=== Your task ===
Locate the string "this" in the records below. Copy every line where it occurs.

=== Data provided ===
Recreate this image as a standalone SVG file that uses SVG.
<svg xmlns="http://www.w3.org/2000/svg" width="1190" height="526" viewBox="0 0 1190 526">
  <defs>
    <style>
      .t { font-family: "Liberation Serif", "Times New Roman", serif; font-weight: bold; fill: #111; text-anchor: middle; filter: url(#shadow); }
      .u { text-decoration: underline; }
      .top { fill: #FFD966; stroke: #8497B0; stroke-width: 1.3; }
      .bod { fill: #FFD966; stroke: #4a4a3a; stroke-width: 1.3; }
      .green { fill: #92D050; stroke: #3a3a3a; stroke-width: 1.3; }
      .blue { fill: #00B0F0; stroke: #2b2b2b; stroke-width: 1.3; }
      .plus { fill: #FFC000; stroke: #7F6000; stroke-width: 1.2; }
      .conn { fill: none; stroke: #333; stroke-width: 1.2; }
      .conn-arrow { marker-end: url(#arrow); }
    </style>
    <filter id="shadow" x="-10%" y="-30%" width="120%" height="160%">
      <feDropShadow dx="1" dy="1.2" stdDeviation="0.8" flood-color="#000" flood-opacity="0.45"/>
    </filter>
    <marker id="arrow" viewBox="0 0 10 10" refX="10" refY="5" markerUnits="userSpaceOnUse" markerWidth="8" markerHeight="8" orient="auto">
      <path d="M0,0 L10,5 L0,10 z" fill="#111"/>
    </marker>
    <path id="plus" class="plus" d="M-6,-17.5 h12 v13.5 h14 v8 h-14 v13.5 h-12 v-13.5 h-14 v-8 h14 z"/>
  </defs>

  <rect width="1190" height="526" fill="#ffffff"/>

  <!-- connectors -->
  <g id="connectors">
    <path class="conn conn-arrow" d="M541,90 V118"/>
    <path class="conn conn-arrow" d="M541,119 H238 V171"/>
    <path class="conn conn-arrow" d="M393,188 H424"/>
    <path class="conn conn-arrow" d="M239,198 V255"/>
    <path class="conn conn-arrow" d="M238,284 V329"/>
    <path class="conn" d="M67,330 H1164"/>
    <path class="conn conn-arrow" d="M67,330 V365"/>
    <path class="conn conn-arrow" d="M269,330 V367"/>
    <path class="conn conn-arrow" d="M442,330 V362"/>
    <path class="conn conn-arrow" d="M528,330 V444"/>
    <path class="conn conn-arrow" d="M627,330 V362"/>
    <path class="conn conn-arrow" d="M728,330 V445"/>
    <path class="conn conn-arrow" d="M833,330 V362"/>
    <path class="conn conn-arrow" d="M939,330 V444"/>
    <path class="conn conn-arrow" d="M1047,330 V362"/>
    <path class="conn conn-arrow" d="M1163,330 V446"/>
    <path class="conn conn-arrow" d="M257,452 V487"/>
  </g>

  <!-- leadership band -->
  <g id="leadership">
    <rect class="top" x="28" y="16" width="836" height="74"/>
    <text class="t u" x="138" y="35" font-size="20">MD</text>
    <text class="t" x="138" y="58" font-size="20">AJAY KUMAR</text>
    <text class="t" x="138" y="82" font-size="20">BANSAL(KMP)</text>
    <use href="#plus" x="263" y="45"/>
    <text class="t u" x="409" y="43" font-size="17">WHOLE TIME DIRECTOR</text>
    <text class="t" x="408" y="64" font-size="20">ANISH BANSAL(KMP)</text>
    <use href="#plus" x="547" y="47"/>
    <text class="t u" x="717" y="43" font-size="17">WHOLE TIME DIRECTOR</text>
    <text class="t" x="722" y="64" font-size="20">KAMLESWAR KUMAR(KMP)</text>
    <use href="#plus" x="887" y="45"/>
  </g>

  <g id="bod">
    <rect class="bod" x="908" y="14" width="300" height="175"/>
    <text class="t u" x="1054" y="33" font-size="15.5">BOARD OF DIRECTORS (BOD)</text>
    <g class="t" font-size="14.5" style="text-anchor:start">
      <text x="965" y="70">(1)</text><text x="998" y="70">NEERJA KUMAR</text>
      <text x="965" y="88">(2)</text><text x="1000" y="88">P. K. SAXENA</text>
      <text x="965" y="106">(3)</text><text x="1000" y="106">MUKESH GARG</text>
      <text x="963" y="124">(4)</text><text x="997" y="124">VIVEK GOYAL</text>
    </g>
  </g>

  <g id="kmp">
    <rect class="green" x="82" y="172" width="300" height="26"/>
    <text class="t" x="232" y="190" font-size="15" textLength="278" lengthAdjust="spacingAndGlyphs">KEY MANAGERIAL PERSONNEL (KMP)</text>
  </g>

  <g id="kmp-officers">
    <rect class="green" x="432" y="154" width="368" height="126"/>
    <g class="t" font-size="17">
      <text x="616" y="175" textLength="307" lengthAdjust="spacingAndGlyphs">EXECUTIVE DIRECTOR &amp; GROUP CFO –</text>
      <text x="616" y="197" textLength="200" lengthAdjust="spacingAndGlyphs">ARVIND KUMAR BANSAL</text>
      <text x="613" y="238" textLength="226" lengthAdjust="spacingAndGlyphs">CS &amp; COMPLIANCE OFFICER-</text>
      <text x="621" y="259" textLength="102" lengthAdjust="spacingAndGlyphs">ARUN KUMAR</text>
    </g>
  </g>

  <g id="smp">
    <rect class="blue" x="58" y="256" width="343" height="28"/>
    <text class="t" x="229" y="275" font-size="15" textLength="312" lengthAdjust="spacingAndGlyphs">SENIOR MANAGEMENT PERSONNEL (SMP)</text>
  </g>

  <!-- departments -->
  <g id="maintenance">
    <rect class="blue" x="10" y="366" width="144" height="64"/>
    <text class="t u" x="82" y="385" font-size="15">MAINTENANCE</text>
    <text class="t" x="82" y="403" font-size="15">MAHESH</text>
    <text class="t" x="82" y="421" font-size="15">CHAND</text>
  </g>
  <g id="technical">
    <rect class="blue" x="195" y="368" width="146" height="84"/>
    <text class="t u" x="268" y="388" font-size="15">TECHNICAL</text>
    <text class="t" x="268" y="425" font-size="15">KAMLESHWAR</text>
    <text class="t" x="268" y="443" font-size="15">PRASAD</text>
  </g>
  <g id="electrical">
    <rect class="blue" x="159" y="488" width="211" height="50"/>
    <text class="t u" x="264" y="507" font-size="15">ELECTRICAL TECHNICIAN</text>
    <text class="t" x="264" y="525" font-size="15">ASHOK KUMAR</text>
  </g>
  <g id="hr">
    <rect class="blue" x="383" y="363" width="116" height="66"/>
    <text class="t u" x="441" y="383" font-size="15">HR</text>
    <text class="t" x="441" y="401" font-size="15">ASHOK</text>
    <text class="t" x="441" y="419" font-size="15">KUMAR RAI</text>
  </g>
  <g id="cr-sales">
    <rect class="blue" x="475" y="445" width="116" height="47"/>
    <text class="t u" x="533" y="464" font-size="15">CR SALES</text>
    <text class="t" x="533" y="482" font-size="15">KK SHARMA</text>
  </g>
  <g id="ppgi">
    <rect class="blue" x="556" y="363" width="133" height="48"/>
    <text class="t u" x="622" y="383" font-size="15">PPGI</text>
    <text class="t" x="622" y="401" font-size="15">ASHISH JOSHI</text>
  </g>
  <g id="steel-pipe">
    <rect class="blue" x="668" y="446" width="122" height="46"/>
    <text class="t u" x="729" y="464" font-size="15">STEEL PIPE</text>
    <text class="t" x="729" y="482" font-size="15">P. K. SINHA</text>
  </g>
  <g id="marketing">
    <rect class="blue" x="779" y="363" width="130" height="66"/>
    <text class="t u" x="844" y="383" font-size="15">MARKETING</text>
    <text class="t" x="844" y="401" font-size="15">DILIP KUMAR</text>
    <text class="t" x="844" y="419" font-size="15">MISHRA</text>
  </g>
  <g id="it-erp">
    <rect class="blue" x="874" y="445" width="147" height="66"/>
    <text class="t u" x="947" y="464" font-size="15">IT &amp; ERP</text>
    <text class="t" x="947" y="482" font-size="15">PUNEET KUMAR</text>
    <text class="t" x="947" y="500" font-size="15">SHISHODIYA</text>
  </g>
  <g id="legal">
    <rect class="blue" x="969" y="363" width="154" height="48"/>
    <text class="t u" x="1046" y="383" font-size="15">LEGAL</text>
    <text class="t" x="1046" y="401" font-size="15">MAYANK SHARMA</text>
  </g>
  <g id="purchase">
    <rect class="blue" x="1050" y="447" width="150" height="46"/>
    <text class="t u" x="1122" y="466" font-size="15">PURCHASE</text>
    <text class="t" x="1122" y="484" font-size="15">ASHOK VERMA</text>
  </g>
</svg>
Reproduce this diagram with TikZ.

=== Exercise solution ===
Recreate this image as a standalone SVG file that uses SVG.
Reproduce this diagram with TikZ.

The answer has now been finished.